2. Integration Test: Run against a freshly deployed test environment.
3. Security Scan: Static and dynamic analysis.
4. Performance Gate: A quick performance test to ensure no major regressions (e.g., 95th percentile response time must be under 500ms).
5. Deploy to Staging & Run E2E: Final validation before production.
This creates a quality funnel where only well-tested code progresses.

Monitoring and Observability: Testing in Production

The testing journey doesn't end at deployment. Production is the ultimate, unpredictable test environment. Uptime depends on proactive monitoring.

Synthetic Monitoring: The Canary in the Coal Mine

Synthetic monitors are automated scripts that simulate user transactions from various global locations. They run 24/7, checking critical API paths. For example, a synthetic monitor might log in, fetch a user profile, and log out every 5 minutes. If it fails or the response time exceeds a threshold, it triggers an alert before real users are affected. Tools like Pingdom, UptimeRobot, or AWS CloudWatch Synthetics are essential here.

Real User Monitoring (RUM) and API Analytics

While synthetic tests tell you if the API can work, RUM tells you how it is working for actual users. By instrumenting your API gateway or application, you can collect metrics on real response times, error rates (like 5xx status codes), and usage patterns. Combining this with distributed tracing (using tools like Jaeger or Zipkin) allows you to pinpoint the exact microservice or database call causing a slowdown in a complex transaction.

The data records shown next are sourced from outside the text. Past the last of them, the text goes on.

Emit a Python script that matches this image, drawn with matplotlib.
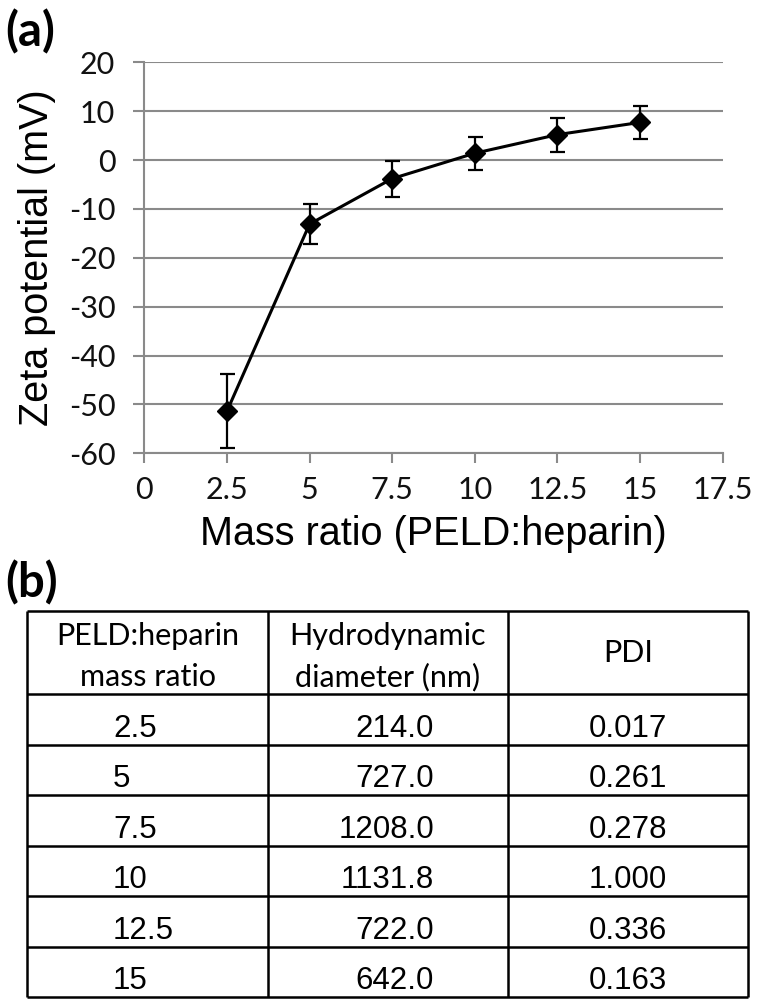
import matplotlib
matplotlib.use("Agg")
import matplotlib.pyplot as plt
import numpy as np

# ---- data ----
mass_ratio = [2.5, 5, 7.5, 10, 12.5, 15]
zeta = [-51.4, -13.1, -3.8, 1.4, 5.2, 7.7]
zeta_err = [7.6, 4.1, 3.7, 3.4, 3.5, 3.3]
x_ticks = [0, 2.5, 5, 7.5, 10, 12.5, 15, 17.5]
x_tick_labels = ["0", "2.5", "5", "7.5", "10", "12.5", "15", "17.5"]
y_ticks = [-60, -50, -40, -30, -20, -10, 0, 10, 20]

table_header = ["PELD:heparin\nmass ratio", "Hydrodynamic\ndiameter (nm)", "PDI"]
table_ratio = ["2.5", "5", "7.5", "10", "12.5", "15"]
table_diam = ["214.0", "727.0", "1208.0", "1131.8", "722.0", "642.0"]
table_pdi = ["0.017", "0.261", "0.278", "1.000", "0.336", "0.163"]

W, H = 761, 1008
fig = plt.figure(figsize=(W / 100, H / 100), dpi=100)

def fx(px):
    return px / W

def fy(py):
    return 1 - py / H

GRID = "#8a8a8a"
TICKFONT = "Lato"
ARIAL = "Liberation Sans"

# ---- panel (a) ----
ax = fig.add_axes([fx(144.3), fy(453.3), fx(722.7) - fx(144.3), fy(62.3) - fy(453.3)])
ax.set_xlim(0, 17.5)
ax.set_ylim(-60, 20)
ax.set_xticks(x_ticks)
ax.set_xticklabels(x_tick_labels)
ax.set_yticks(y_ticks)
ax.set_yticklabels([str(v) for v in y_ticks])
ax.yaxis.grid(True, color=GRID, linewidth=1.5)
ax.set_axisbelow(True)
for s in ["top", "right"]:
    ax.spines[s].set_visible(False)
for s in ["left", "bottom"]:
    ax.spines[s].set_color(GRID)
    ax.spines[s].set_linewidth(1.5)
ax.tick_params(axis="both", direction="out", color=GRID, width=1.5, labelsize=22,
               labelcolor="#111111")
ax.tick_params(axis="x", length=7.2, pad=9)
ax.tick_params(axis="y", length=7.9, pad=13)
for lab in ax.get_xticklabels() + ax.get_yticklabels():
    lab.set_fontfamily(TICKFONT)

ax.errorbar(mass_ratio, zeta, yerr=zeta_err, color="black", linewidth=2.2,
            marker="D", markersize=10, markerfacecolor="black",
            ecolor="black", elinewidth=1.6, capsize=5.4, capthick=1.6, zorder=3)

ax.set_xlabel("Mass ratio (PELD:heparin)", fontsize=28.5, family=ARIAL, labelpad=8)
ax.set_ylabel("Zeta potential (mV)", fontsize=28.5, family=ARIAL, labelpad=9)

fig.text(fx(5), fy(46), "(a)", fontsize=34, fontweight="bold", family=TICKFONT,
         va="baseline", ha="left")
fig.text(fx(5), fy(597), "(b)", fontsize=34, fontweight="bold", family=TICKFONT,
         va="baseline", ha="left")

# ---- panel (b): table ----
t_left, t_right, t_top, t_bot = 27, 747.5, 611, 997
header_h = 83
n_rows = len(table_ratio)
row_h = (t_bot - t_top - header_h) / n_rows
tw = t_right - t_left
th = t_bot - t_top
tax = fig.add_axes([fx(t_left), fy(t_bot), fx(t_right) - fx(t_left), fy(t_top) - fy(t_bot)])
tax.set_xlim(0, tw)
tax.set_ylim(th, 0)
tax.axis("off")

col_edges = [0, 241, 481, tw]
row_edges = [0, header_h] + [header_h + row_h * (i + 1) for i in range(n_rows)]
tax.hlines(row_edges, 0, tw, color="black", linewidth=1.8, clip_on=False)
tax.vlines(col_edges, 0, th, color="black", linewidth=1.8, clip_on=False)

col_centers = [(col_edges[i] + col_edges[i + 1]) / 2 for i in range(3)]
# header
hfont = dict(family=TICKFONT, fontsize=22, color="black")
for i, txt in enumerate(table_header):
    lines = txt.split("\n")
    if len(lines) == 2:
        tax.text(col_centers[i], 34, lines[0], ha="center", va="baseline", **hfont)
        tax.text(col_centers[i], 75, lines[1], ha="center", va="baseline", **hfont)
    else:
        tax.text(col_centers[i], 51, lines[0], ha="center", va="baseline", **hfont)

dfont = dict(family=ARIAL, fontsize=22.5, color="black")
for r in range(n_rows):
    base = row_edges[r + 2] - 7.8
    tax.text(86, base, table_ratio[r], ha="left", va="baseline", **dfont)
    tax.text(407, base, table_diam[r], ha="right", va="baseline", **dfont)
    tax.text(col_centers[2], base, table_pdi[r], ha="center", va="baseline", **dfont)

fig.savefig("out.png", dpi=100)
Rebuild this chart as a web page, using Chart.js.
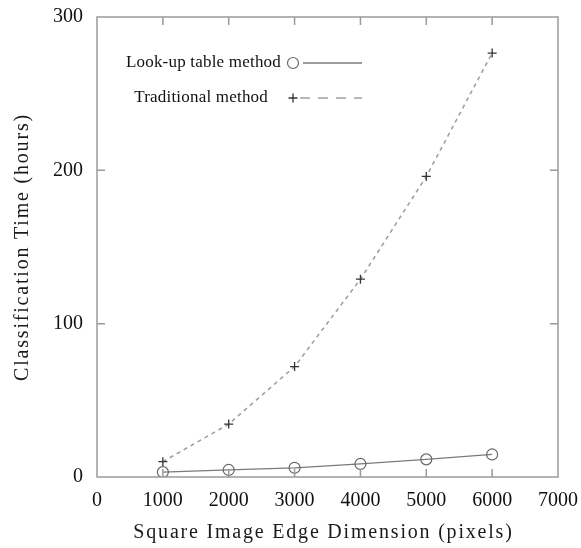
<!DOCTYPE html>
<html>
<head>
<meta charset="utf-8">
<script src="https://cdn.jsdelivr.net/npm/chart.js@4"></script>
<style>
  html, body { margin: 0; padding: 0; background: #fff; }
  #wrap { width: 581px; height: 548px; }
</style>
</head>
<body>
<div id="wrap"><canvas id="chart" width="581" height="548"></canvas></div>
<script>
// values
const edgeSizes = [1000, 2000, 3000, 4000, 5000, 6000];
const lookupHours = [3.2, 4.6, 6, 8.5, 11.5, 14.7];
const traditionalHours = [10, 34.5, 72, 129, 196, 276.5];
const xTicks = [0, 1000, 2000, 3000, 4000, 5000, 6000, 7000];
const yTicks = [0, 100, 200, 300];
const xTitle = 'Square Image Edge Dimension (pixels)';
const yTitle = 'Classification Time (hours)';

const serif = "'Liberation Serif', 'DejaVu Serif', serif";

function toPoints(xs, ys) {
  return xs.map((x, i) => ({ x: x, y: ys[i] }));
}

// box around the plot with short inward ticks on every side
const frameTicks = {
  id: 'frameTicks',
  afterDatasetsDraw(chart) {
    const { ctx, chartArea: a, scales } = chart;
    const len = 8;
    ctx.save();
    ctx.strokeStyle = '#9a9a9a';
    ctx.lineWidth = 1.5;
    ctx.strokeRect(a.left, a.top, a.right - a.left, a.bottom - a.top);
    ctx.beginPath();
    scales.x.ticks.forEach(t => {
      if (t.value <= scales.x.min || t.value >= scales.x.max) return;
      const px = scales.x.getPixelForValue(t.value);
      ctx.moveTo(px, a.bottom); ctx.lineTo(px, a.bottom - len);
      ctx.moveTo(px, a.top); ctx.lineTo(px, a.top + len);
    });
    scales.y.ticks.forEach(t => {
      if (t.value <= scales.y.min || t.value >= scales.y.max) return;
      const py = scales.y.getPixelForValue(t.value);
      ctx.moveTo(a.left, py); ctx.lineTo(a.left + len, py);
      ctx.moveTo(a.right, py); ctx.lineTo(a.right - len, py);
    });
    ctx.stroke();
    ctx.restore();
  }
};

// spaced-out axis titles
const axisTitles = {
  id: 'axisTitles',
  afterDraw(chart) {
    const { ctx, chartArea: a } = chart;
    ctx.save();
    ctx.fillStyle = '#1a1a1a';
    ctx.font = '20px ' + serif;
    ctx.letterSpacing = '1.8px';
    ctx.textAlign = 'center';
    ctx.textBaseline = 'middle';
    ctx.fillText(xTitle, (a.left + a.right) / 2 - 4, 533);
    ctx.translate(23, (a.top + a.bottom) / 2);
    ctx.rotate(-Math.PI / 2);
    ctx.fillText(yTitle, 0, 0);
    ctx.restore();
  }
};

// legend inside the plot: label, marker, line sample
const insideLegend = {
  id: 'insideLegend',
  afterDraw(chart) {
    const { ctx, chartArea: a } = chart;
    const rowsY = [a.top + 46, a.top + 81];
    const gaps = [12, 25];
    const markX = 293;
    ctx.save();
    ctx.font = '17px ' + serif;
    ctx.letterSpacing = '0.2px';
    ctx.textBaseline = 'middle';
    ctx.textAlign = 'right';
    chart.data.datasets.forEach((ds, i) => {
      const y = rowsY[i];
      ctx.fillStyle = '#111';
      ctx.fillText(ds.label, markX - gaps[i], y);
      ctx.strokeStyle = ds.pointBorderColor;
      ctx.lineWidth = ds.pointBorderWidth;
      ctx.setLineDash([]);
      ctx.beginPath();
      if (ds.pointStyle === 'circle') {
        ctx.arc(markX, y, ds.pointRadius, 0, Math.PI * 2);
      } else {
        ctx.moveTo(markX - ds.pointRadius, y); ctx.lineTo(markX + ds.pointRadius, y);
        ctx.moveTo(markX, y - ds.pointRadius); ctx.lineTo(markX, y + ds.pointRadius);
      }
      ctx.stroke();
      ctx.strokeStyle = ds.borderColor;
      ctx.lineWidth = 1.3;
      ctx.setLineDash(i === 0 ? [] : [10, 8]);
      ctx.beginPath();
      ctx.moveTo(i === 0 ? 303 : 300, y);
      ctx.lineTo(362, y);
      ctx.stroke();
    });
    ctx.restore();
  }
};

const ctx = document.getElementById('chart').getContext('2d');
const chart = new Chart(ctx, {
  type: 'scatter',
  data: {
    datasets: [
      {
        label: 'Look-up table method',
        data: toPoints(edgeSizes, lookupHours),
        showLine: true,
        borderColor: '#7a7a7a',
        borderWidth: 1.3,
        pointStyle: 'circle',
        pointRadius: 5.5,
        pointBorderColor: '#666',
        pointBorderWidth: 1.2,
        pointBackgroundColor: 'rgba(0,0,0,0)'
      },
      {
        label: 'Traditional method',
        data: toPoints(edgeSizes, traditionalHours),
        showLine: true,
        borderColor: '#a0a0a0',
        borderWidth: 1.6,
        borderDash: [4, 4],
        pointStyle: 'cross',
        pointRadius: 4.5,
        pointBorderColor: '#333',
        pointBorderWidth: 1.3,
        pointBackgroundColor: '#333'
      }
    ]
  },
  options: {
    responsive: false,
    animation: false,
    layout: { padding: { left: 0, top: 17, right: 23, bottom: 0 } },
    plugins: {
      legend: { display: false },
      tooltip: { enabled: false }
    },
    scales: {
      x: {
        type: 'linear',
        min: 0,
        max: 7000,
        afterBuildTicks: s => { s.ticks = xTicks.map(v => ({ value: v })); },
        afterFit: s => { s.height = 71; s.paddingLeft = 0; s.paddingRight = 0; },
        grid: { display: false, drawTicks: false },
        border: { display: false },
        ticks: {
          padding: 12,
          color: '#111',
          font: { family: serif, size: 20 },
          maxRotation: 0,
          callback: v => String(v)
        }
      },
      y: {
        type: 'linear',
        min: 0,
        max: 300,
        afterBuildTicks: s => { s.ticks = yTicks.map(v => ({ value: v })); },
        afterFit: s => { s.width = 97; s.paddingTop = 0; s.paddingBottom = 0; },
        grid: { display: false, drawTicks: false },
        border: { display: false },
        ticks: {
          padding: 14,
          color: '#111',
          font: { family: serif, size: 20 },
          callback: v => String(v)
        }
      }
    }
  },
  plugins: [frameTicks, axisTitles, insideLegend]
});
</script>
</body>
</html>
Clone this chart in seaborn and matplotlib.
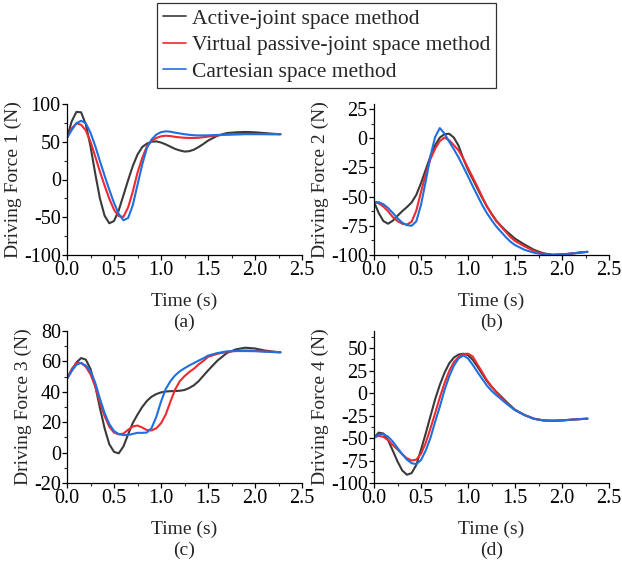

Building a Culture of Quality and Continuous Improvement

Ultimately, the best tools and strategies fail without the right culture. API testing is a team sport.

Shared Ownership and Quality Advocacy

Quality is not the sole responsibility of a QA team. I advocate for a model where developers are responsible for writing unit and integration tests, while QA engineers focus on higher-order testing (E2E, security, performance) and building the test frameworks. Regular "bug bashes" or "test-a-thons" where the whole team explores the API can uncover surprising edge cases.

Learning from Failures: The Blameless Post-Mortem

When a production incident occurs—perhaps an API outage due to an untested edge case—conduct a blameless post-mortem. The goal isn't to assign fault, but to ask: "How did our testing strategy let this bug through? Should we add a new integration test? A new synthetic monitor?" This turns failures into powerful lessons that strengthen your entire testing approach.

Conclusion: The Journey to Resilient Uptime

API testing is a continuous journey, not a destination. It spans from the developer's IDE writing a unit test to the SRE's dashboard watching a synthetic monitor. The comprehensive guide we've walked through—from unit to integration, security, performance, contract, and monitoring—forms a virtuous cycle of feedback and improvement. By investing in this layered, automated, and culturally embedded approach, you transform your APIs from potential points of failure into reliable, scalable, and secure assets. You move from merely hoping for uptime to engineering for it, ensuring that the digital spine of your application remains strong, flexible, and ready to support whatever the future demands.